Les rames se succèdent. L’impitoyable métronome appelle les travailleurs du week-end à exhiber des mines aussi grises que leurs uniformes ; au fond de leurs orbites, le temps se lit en siècles. Puis, à l’heure de pointe, on se retient de cligner des yeux ; c’est qu’en un battement de cils, trois cents passagers peuvent disparaître, aussitôt remplacés par leurs clones.

Un emballage vide tombe d’une main ; quatre paires de sourcils réprobateurs se froncent ; personne ne bouge. Le souffle d’un train balaye le plastique et la scène.

Suit la parade des familles. Chaussures lacées, chignons serrés, allures apprêtées. Par des laisses invisibles, les parents apeurés empêchent leur progéniture de regarder du mauvais côté ; on ne verra que leurs petits dos. Ce soir, peut-être en recroisera-t-on certains, leurs bras chargés de paquets, leurs vêtements froissés et leurs visages fatigués comme seuls marqueurs de la journée écoulée.

En sortant d’une rame, une ado croise un jeune homme ; son regard brûle d’un désir soudain dont le destinataire ne saura jamais rien. Autour d’elle, les milliers de foulées pressées continuent de cisailler le temps en insaisissables confettis d’instants.

Camouflé derrière la couverture d’un livre, un individu s’installe sur un banc. Plongé dans son univers de papier, il donne l’air de s’inscrire hors du temps, sans que sa tenue, exceptionnellement commune, ne divulgue d’indice d’âge ou de genre. Quatre métros et vingt-six pages auront défilé avant qu’un invisible signal ne le pousse à repartir par les escaliers.

Une dispute éclate ; le passage d’un métro purge le quai de tous les belligérants et spectateurs. Dans la faune renouvelée, chaque figurant ignore le drame qui vient de se jouer.

Par la fenêtre du cent-deuxième train, on accroche un regard sur le point de se perdre. Le contact tient les neuf secondes de l’arrêt ; il réveille une sensation d’humanité, mais n’a pas la force de retenir la fuite de ces tonnes de métal vers le néant du tunnel. Heureusement, une nouvelle livrée de membres désincarnés vient vite combler le vide. On y retrouve un bambin aperçu le matin. Accroché à la raideur de son père, il semble peiné ; d’un geste amical, on parvient à dessiner un sourire curieux sur son visage. On se réjouit d’avoir trouvé une âme avec laquelle partager cet instant, jusqu’à ce que les mâchoires du serpent d’acier se referment sur l’écharpe de l’enfant.

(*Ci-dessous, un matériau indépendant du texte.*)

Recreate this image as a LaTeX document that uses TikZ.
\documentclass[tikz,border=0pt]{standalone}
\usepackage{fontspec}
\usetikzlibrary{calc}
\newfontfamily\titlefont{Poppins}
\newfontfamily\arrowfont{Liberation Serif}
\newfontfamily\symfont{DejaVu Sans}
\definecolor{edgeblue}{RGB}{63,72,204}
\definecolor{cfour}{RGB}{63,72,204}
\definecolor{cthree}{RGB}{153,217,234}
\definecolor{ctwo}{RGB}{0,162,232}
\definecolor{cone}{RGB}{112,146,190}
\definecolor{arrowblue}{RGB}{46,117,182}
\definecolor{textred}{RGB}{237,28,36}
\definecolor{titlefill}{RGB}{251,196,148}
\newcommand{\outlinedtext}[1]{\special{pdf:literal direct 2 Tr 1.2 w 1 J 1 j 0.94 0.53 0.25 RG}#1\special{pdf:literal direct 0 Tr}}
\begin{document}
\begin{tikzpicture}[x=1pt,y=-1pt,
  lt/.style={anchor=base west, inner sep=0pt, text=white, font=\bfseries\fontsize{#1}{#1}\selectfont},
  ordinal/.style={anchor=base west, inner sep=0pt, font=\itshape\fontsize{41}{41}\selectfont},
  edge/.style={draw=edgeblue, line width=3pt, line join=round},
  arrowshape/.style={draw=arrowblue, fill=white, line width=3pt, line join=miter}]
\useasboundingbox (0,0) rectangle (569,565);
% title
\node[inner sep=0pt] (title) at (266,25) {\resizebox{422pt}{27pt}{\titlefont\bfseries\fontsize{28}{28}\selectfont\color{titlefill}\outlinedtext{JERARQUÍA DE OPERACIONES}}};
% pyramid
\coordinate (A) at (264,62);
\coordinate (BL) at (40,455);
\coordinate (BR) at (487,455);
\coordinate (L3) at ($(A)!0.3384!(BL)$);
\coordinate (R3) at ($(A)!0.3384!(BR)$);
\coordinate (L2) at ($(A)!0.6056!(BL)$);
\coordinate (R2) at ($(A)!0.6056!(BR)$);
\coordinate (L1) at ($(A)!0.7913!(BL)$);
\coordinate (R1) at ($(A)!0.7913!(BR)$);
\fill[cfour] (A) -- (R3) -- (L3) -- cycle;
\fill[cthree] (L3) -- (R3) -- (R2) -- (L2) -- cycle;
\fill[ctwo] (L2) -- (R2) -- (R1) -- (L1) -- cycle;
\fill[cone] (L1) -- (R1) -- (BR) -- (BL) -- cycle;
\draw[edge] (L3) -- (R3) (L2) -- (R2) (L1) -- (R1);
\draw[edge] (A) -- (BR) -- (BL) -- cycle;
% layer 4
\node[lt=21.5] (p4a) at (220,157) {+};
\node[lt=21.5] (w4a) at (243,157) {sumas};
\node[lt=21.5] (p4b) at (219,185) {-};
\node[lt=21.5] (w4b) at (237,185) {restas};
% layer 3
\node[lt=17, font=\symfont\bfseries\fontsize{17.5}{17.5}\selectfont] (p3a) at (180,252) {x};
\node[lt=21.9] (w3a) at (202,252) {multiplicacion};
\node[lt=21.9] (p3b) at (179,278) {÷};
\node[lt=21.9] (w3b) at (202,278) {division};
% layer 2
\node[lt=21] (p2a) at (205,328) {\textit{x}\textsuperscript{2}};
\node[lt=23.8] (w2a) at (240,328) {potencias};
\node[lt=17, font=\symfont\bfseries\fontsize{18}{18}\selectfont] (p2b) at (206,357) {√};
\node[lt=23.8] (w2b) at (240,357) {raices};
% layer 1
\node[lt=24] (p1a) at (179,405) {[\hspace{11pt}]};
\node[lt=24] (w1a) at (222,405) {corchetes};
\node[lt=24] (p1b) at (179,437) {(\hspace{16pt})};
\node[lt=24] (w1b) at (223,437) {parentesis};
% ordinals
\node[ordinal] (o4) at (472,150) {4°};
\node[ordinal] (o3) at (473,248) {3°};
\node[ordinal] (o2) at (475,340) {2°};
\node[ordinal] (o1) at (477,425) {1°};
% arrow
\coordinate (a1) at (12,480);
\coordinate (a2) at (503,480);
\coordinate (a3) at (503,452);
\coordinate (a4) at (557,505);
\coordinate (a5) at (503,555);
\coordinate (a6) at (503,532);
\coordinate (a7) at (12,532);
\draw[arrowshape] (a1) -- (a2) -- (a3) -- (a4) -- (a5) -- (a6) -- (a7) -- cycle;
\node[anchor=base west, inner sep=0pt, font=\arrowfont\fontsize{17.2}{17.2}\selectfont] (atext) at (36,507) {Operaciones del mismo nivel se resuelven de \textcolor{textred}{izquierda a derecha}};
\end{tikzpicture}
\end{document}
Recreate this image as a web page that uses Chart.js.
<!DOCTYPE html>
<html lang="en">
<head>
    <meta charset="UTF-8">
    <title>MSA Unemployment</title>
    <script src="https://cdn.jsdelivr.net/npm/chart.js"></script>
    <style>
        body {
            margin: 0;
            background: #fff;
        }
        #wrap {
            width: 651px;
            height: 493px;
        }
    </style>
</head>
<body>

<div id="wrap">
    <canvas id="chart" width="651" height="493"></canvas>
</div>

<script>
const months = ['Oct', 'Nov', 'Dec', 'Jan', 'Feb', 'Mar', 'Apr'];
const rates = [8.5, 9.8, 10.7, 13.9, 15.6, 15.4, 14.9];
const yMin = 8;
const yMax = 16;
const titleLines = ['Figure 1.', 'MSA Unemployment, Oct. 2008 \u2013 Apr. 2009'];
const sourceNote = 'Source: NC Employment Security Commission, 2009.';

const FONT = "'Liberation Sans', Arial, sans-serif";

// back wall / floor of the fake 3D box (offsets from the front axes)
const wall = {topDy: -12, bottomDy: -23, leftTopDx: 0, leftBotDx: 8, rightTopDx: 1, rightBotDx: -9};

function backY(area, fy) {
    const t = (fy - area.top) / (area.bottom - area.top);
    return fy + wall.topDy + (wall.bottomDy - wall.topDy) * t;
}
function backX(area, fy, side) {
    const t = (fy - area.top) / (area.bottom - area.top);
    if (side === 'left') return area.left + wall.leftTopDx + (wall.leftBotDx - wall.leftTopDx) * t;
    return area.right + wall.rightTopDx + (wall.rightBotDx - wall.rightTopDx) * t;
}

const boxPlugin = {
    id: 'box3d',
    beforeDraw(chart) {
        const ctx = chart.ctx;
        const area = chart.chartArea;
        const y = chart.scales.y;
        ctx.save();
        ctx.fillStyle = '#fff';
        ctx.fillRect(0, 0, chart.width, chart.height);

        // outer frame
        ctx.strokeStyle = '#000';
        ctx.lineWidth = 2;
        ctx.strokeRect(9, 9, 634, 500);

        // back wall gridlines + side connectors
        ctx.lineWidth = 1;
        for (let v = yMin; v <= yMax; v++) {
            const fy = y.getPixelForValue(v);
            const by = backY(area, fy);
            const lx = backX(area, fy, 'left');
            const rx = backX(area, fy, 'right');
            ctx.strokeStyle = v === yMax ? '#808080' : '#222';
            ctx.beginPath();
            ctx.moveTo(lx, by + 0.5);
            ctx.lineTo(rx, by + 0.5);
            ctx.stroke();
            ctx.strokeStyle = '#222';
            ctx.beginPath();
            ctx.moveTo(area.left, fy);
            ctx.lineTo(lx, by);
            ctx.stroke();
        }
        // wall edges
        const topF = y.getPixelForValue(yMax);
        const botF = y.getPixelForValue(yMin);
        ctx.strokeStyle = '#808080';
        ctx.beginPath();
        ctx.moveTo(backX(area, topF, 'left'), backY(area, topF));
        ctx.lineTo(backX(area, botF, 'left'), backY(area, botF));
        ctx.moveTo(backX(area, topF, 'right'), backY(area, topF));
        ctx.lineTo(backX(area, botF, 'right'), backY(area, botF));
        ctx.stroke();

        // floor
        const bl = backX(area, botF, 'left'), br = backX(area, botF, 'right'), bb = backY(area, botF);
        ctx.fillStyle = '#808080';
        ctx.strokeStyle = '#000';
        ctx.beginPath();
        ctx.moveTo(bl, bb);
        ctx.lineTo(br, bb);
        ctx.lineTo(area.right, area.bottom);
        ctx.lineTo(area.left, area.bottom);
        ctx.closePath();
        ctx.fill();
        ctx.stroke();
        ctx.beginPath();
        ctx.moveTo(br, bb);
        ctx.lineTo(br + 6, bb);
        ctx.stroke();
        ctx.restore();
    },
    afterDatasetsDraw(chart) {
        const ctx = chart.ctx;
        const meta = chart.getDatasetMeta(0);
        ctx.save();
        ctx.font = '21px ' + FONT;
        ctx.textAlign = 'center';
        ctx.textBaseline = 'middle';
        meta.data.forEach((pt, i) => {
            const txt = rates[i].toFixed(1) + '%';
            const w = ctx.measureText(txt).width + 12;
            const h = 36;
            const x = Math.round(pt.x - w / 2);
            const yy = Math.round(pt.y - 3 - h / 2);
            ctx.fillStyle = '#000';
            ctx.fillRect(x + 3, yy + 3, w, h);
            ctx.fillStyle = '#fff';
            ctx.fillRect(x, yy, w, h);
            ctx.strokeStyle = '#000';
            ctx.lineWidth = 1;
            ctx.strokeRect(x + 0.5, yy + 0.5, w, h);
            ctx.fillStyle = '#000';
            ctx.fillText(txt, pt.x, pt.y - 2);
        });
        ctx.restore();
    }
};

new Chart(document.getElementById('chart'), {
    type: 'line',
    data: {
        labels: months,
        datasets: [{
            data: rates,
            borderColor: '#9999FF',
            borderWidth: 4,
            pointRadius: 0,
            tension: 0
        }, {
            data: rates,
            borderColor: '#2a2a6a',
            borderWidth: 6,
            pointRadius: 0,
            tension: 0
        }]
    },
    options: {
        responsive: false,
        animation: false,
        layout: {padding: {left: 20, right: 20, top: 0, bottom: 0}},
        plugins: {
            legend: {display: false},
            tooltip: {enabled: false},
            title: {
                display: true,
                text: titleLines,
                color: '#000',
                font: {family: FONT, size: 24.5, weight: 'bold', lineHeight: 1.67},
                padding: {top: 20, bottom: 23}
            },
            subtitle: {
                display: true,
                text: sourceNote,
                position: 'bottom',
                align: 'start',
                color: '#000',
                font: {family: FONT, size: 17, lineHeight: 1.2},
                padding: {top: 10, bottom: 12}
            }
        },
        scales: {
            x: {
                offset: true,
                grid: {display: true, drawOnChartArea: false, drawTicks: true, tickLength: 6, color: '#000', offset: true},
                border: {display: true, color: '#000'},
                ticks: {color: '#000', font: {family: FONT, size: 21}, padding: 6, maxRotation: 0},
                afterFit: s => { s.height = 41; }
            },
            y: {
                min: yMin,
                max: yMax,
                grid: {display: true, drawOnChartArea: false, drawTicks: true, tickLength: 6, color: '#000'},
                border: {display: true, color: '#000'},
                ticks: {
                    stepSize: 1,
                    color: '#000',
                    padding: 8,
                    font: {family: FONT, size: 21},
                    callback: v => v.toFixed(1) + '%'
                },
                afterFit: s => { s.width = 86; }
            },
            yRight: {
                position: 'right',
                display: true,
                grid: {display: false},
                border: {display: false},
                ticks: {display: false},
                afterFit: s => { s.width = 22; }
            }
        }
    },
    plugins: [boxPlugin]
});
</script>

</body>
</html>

Alors que la sirène sonne une énième fermeture des portes, un homme plonge des escaliers vers l’intérieur du wagon ; un autre patientera sept minutes pour être arrivé quatre millisecondes trop tard. Au terme du nouveau compte à rebours, lui aussi disparaîtra.

Sitôt le dernier métro disparu, on s’assoupit, épuisé et repu de l’abondance de la récolte. On se félicite de ces millions d’instants dérobés à des propriétaires négligents. Ces pauvres gens les jugeaient trop infimes pour daigner les conserver ; dommage. En s’endormant, on se blottit dans l’espoir de protéger jusqu’au matin toutes ces secondes vouées à l’oubli.